◆ **Aim of the task**:
No images are to be carried over; print all other material exactly as it stands.

◆ **Source excerpt**:
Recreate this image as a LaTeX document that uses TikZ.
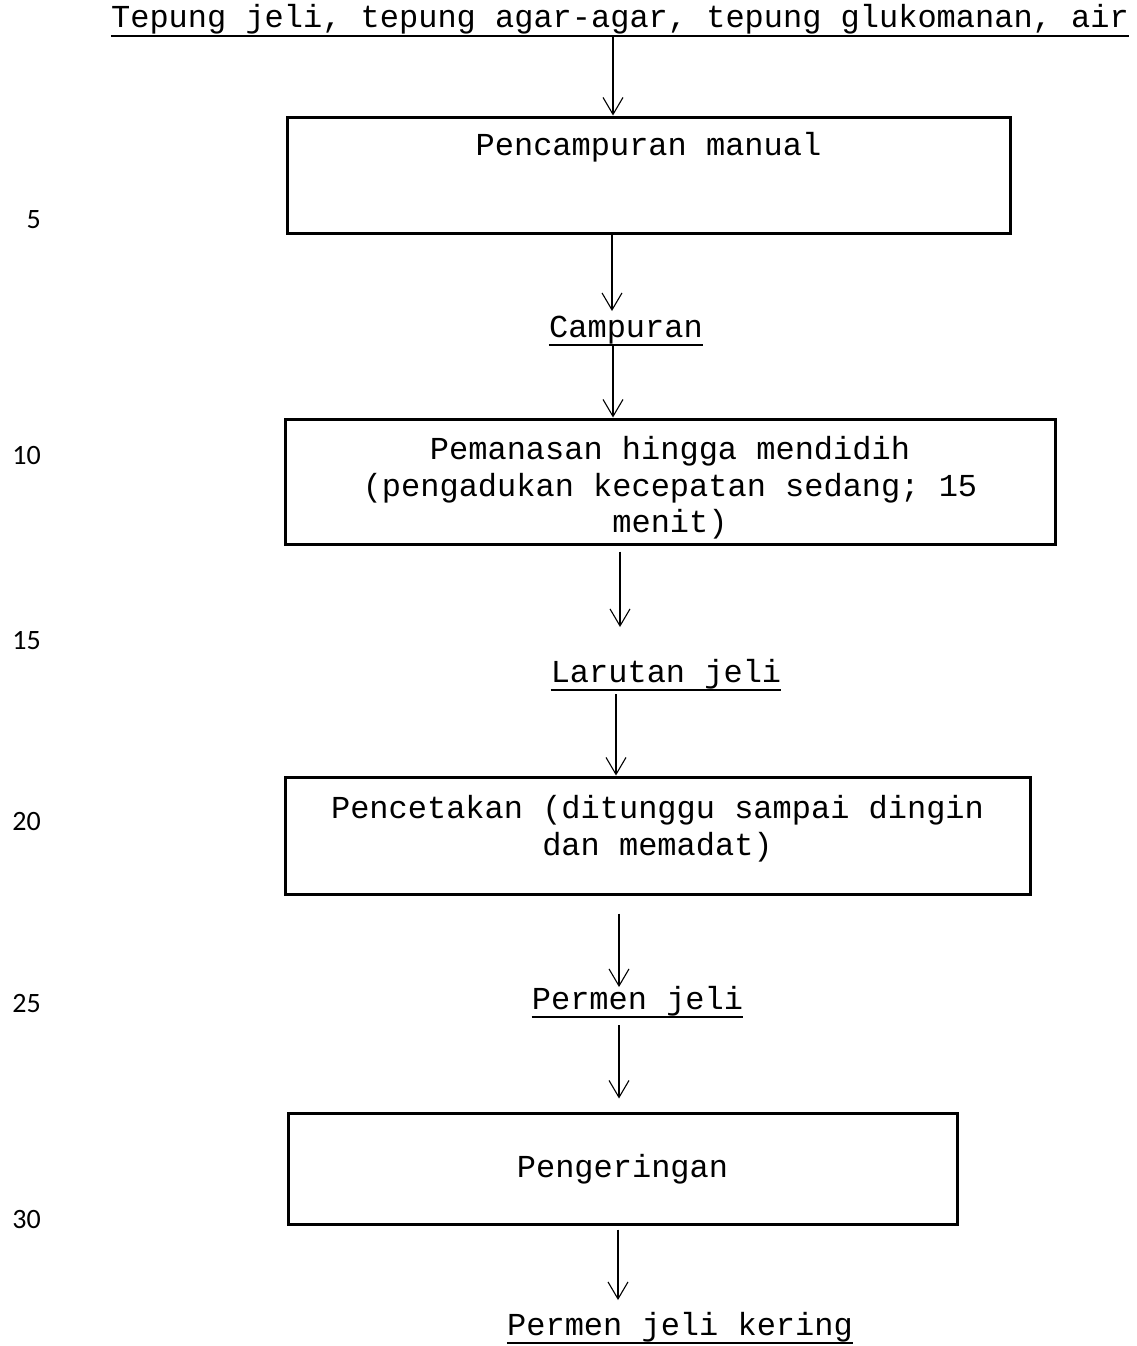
\documentclass[tikz,border=0pt]{standalone}
\usepackage{fontspec}
\setmainfont{Liberation Mono}
\newfontfamily\numfont{Carlito}
\usetikzlibrary{arrows.meta}
\frenchspacing
\begin{document}
\begin{tikzpicture}[x=1pt,y=-1pt,
  txt/.style={inner sep=0pt, anchor=base, font=\fontsize{32}{36.5}\selectfont},
  procbox/.style={draw, line width=3pt, inner sep=0pt},
  arr/.style={line width=1.1pt, -{Straight Barb[length=17pt,width=20pt,line width=1.1pt]}},
  uline/.style={line width=2.8pt},
  lnum/.style={inner sep=0pt, anchor=base east, font=\numfont\fontsize{28}{30}\selectfont}
]
\useasboundingbox (0,0) rectangle (1137,1346);

% boxes
\node[procbox, minimum width=723pt, minimum height=116pt] (b1) at (648.5,175) {};
\node[procbox, minimum width=770pt, minimum height=125pt] (b2) at (670,481.5) {};
\node[procbox, minimum width=745pt, minimum height=117pt] (b3) at (657.5,835.5) {};
\node[procbox, minimum width=669pt, minimum height=111pt] (b4) at (622.5,1168.5) {};

% box texts
\node[txt] (t1) at (648.5,155) {Pencampuran manual};
\node[txt] (t2a) at (670,459) {Pemanasan hingga mendidih};
\node[txt] (t2b) at (670,496) {(pengadukan kecepatan sedang; 15};
\node[txt] (t2c) at (670,532) {menit)};
\node[txt] (t3a) at (657.5,818) {Pencetakan (ditunggu sampai dingin};
\node[txt] (t3b) at (657.5,855) {dan memadat)};
\node[txt] (t4) at (622.5,1177) {Pengeringan};

% underlined labels
\node[txt] (lab0) at (620,28) {Tepung jeli, tepung agar-agar, tepung glukomanan, air};
\node[txt] (lab1) at (626,337) {Campuran};
\node[txt] (lab2) at (666,682) {Larutan jeli};
\node[txt] (lab3) at (637.5,1009) {Permen jeli};
\node[txt] (lab4) at (680,1335) {Permen jeli kering};
\foreach \n in {lab0,lab1,lab2,lab3,lab4}{
  \draw[uline] ([yshift=-8pt]\n.base west) -- ([yshift=-8pt]\n.base east);
}

% arrow x positions
\coordinate (x1) at (613,0);
\coordinate (x2) at (612,0);
\coordinate (x3) at (613,0);
\coordinate (x4) at (620,0);
\coordinate (x5) at (616,0);
\coordinate (x6) at (619,0);
\coordinate (x7) at (619,0);
\coordinate (x8) at (618,0);

\draw[arr, shorten <=9pt] (lab0.base -| x1) -- (b1.north -| x1);
\draw[arr, shorten >=26pt] (b1.south -| x2) -- (lab1.base -| x2);
\draw[arr, shorten <=8pt] (lab1.base -| x3) -- (b2.north -| x3);
\draw[arr, shorten <=6pt, shorten >=55pt] (b2.south -| x4) -- (lab2.base -| x4);
\draw[arr, shorten <=12pt] (lab2.base -| x5) -- (b3.north -| x5);
\draw[arr, shorten <=18pt, shorten >=22pt] (b3.south -| x6) -- (lab3.base -| x6);
\draw[arr, shorten <=16pt, shorten >=13pt] (lab3.base -| x7) -- (b4.north -| x7);
\draw[arr, shorten <=4pt, shorten >=35pt] (b4.south -| x8) -- (lab4.base -| x8);

% line numbers
\node[lnum] (n5) at (41,228) {5};
\node[lnum] (n10) at (41,464) {10};
\node[lnum] (n15) at (41,649) {15};
\node[lnum] (n20) at (41,830) {20};
\node[lnum] (n25) at (41,1012) {25};
\node[lnum] (n30) at (41,1228) {30};
\end{tikzpicture}
\end{document}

◆ **The result**:
Recreate this image as a LaTeX document that uses TikZ.
\documentclass[tikz,border=0pt]{standalone}
\usepackage{fontspec}
\setmainfont{Liberation Mono}
\newfontfamily\numfont{Carlito}
\usetikzlibrary{arrows.meta}
\frenchspacing
\begin{document}
\begin{tikzpicture}[x=1pt,y=-1pt,
  txt/.style={inner sep=0pt, anchor=base, font=\fontsize{32}{36.5}\selectfont},
  procbox/.style={draw, line width=3pt, inner sep=0pt},
  arr/.style={line width=1.1pt, -{Straight Barb[length=17pt,width=20pt,line width=1.1pt]}},
  uline/.style={line width=2.8pt},
  lnum/.style={inner sep=0pt, anchor=base east, font=\numfont\fontsize{28}{30}\selectfont}
]
\useasboundingbox (0,0) rectangle (1137,1346);

% boxes
\node[procbox, minimum width=723pt, minimum height=116pt] (b1) at (648.5,175) {};
\node[procbox, minimum width=770pt, minimum height=125pt] (b2) at (670,481.5) {};
\node[procbox, minimum width=745pt, minimum height=117pt] (b3) at (657.5,835.5) {};
\node[procbox, minimum width=669pt, minimum height=111pt] (b4) at (622.5,1168.5) {};

% box texts
\node[txt] (t1) at (648.5,155) {Pencampuran manual};
\node[txt] (t2a) at (670,459) {Pemanasan hingga mendidih};
\node[txt] (t2b) at (670,496) {(pengadukan kecepatan sedang; 15};
\node[txt] (t2c) at (670,532) {menit)};
\node[txt] (t3a) at (657.5,818) {Pencetakan (ditunggu sampai dingin};
\node[txt] (t3b) at (657.5,855) {dan memadat)};
\node[txt] (t4) at (622.5,1177) {Pengeringan};

% underlined labels
\node[txt] (lab0) at (620,28) {Tepung jeli, tepung agar-agar, tepung glukomanan, air};
\node[txt] (lab1) at (626,337) {Campuran};
\node[txt] (lab2) at (666,682) {Larutan jeli};
\node[txt] (lab3) at (637.5,1009) {Permen jeli};
\node[txt] (lab4) at (680,1335) {Permen jeli kering};
\foreach \n in {lab0,lab1,lab2,lab3,lab4}{
  \draw[uline] ([yshift=-8pt]\n.base west) -- ([yshift=-8pt]\n.base east);
}

% arrow x positions
\coordinate (x1) at (613,0);
\coordinate (x2) at (612,0);
\coordinate (x3) at (613,0);
\coordinate (x4) at (620,0);
\coordinate (x5) at (616,0);
\coordinate (x6) at (619,0);
\coordinate (x7) at (619,0);
\coordinate (x8) at (618,0);

\draw[arr, shorten <=9pt] (lab0.base -| x1) -- (b1.north -| x1);
\draw[arr, shorten >=26pt] (b1.south -| x2) -- (lab1.base -| x2);
\draw[arr, shorten <=8pt] (lab1.base -| x3) -- (b2.north -| x3);
\draw[arr, shorten <=6pt, shorten >=55pt] (b2.south -| x4) -- (lab2.base -| x4);
\draw[arr, shorten <=12pt] (lab2.base -| x5) -- (b3.north -| x5);
\draw[arr, shorten <=18pt, shorten >=22pt] (b3.south -| x6) -- (lab3.base -| x6);
\draw[arr, shorten <=16pt, shorten >=13pt] (lab3.base -| x7) -- (b4.north -| x7);
\draw[arr, shorten <=4pt, shorten >=35pt] (b4.south -| x8) -- (lab4.base -| x8);

% line numbers
\node[lnum] (n5) at (41,228) {5};
\node[lnum] (n10) at (41,464) {10};
\node[lnum] (n15) at (41,649) {15};
\node[lnum] (n20) at (41,830) {20};
\node[lnum] (n25) at (41,1012) {25};
\node[lnum] (n30) at (41,1228) {30};
\end{tikzpicture}
\end{document}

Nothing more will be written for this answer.